La compra masiva de tierras en África introduce un desequilibrio fatal
La hipotética sobrepoblación, pues, funcionaría como el sistema de
las matrioskas rusas: el factor demográfico encierra dimensiones como la
ecología —el ecosistema humano—, la economía o incluso los derechos
humanos, cuando no la amenaza del cambio climático, un fenómeno que no
solo hay que leer en clave ambiental. Con la compra masiva de tierras en
África, China está introduciendo un desequilibrio fatal en las
sociedades nativas. “De Madagascar a Sudán, en connivencia con los
Estados locales, la compra de tierra por los chinos provoca el
desplazamiento de poblaciones que se quedan sin tierras que cultivar.
Son poblaciones que antes se alimentaban de una forma más o menos
modesta, pero que al menos podían abastecerse”.
La provisión de seguridad alimentaria para evitar conflictos es otra
de las patas de este polifacético asunto, igual que la amenaza el cambio
climático, “que debemos leer en clave de competencia por los recursos,
como una cuestión de desarrollo humano más que ecológica”, sentencia
Núñez Villaverde, autor del
blog Extramundi en EL PAÍS.
Olivier Longué, director general de la ONG Acción contra el Hambre,
niega la mayor: la relación directa entre exceso de población y hambre.
“El Sahel tiene una densidad de población bajísima, y sin embargo
periódicas y graves hambrunas.

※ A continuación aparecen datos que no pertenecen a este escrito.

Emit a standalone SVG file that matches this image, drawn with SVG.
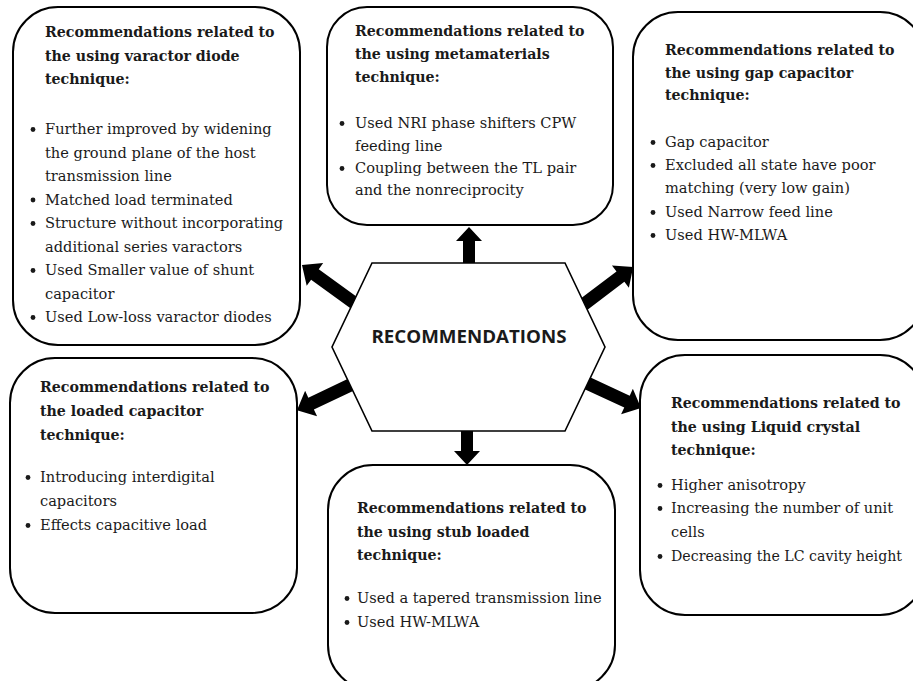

En un país donde hay democracia no hay
hambre; Japón tiene 120 millones de habitantes y no pasan hambre”. En el
precario equilibrio entre factores tan volátiles como los que componen
la ecuación hambre por falta de cosecha por falta de lluvia, hay
factores incidentales que dan un vuelco al escenario, “como la guerra o
un desastre natural, que son elementos de ruptura” de la balanza.
“El viejo argumento de la demografía como explicación del hambre
empezó con Malthus, pero lo cierto es que un europeo o un americano
consumen 150 y 200 veces más recursos, respectivamente, que un
africano”, añade Longué en referencia a la desigualdad distributiva. “En
las declaraciones de Attenborough resuena esa visión religiosa, mística
del mundo: hay gente que dijo lo mismo cuando apareció el sida: no solo
que era una plaga que castigaba a pecadores, sino también un mecanismo
de regulación poblacional”.
De hecho, el propio Attenborough nació cuando en el mundo solo había
2.000 millones de habitantes; “cuando la pervivencia del planeta se
cifraba en un tope de 900 millones; ahora, los modelos demográficos más
pesimistas prevén que en 2050 la humanidad empezará a declinar”, apunta
Longué, que plantea una solución para neutralizar la inoperancia de
muchos Gobiernos: “Que la gestión de los recursos recaiga en manos de
las mujeres; solo la educación de las madres puede revertir la curva
demográfica”. Para que sociedades como las africanas, donde los hijos
son la seguridad social —la mano de obra para las cosechas y el báculo
en la vejez—, puedan desarrollarse y avanzar hacia la convergencia con
las sociedades desarrolladas, donde, sin embargo, los viejos son cada
vez más un estorbo. A juzgar por las referencias geográficas más
repetidas a lo largo de este reportaje, el mapa de la sobrepoblación
traza una línea de África a Japón, como casilla de salida y de llegada;
como el recorrido de la especie humana desde los albores al ocaso.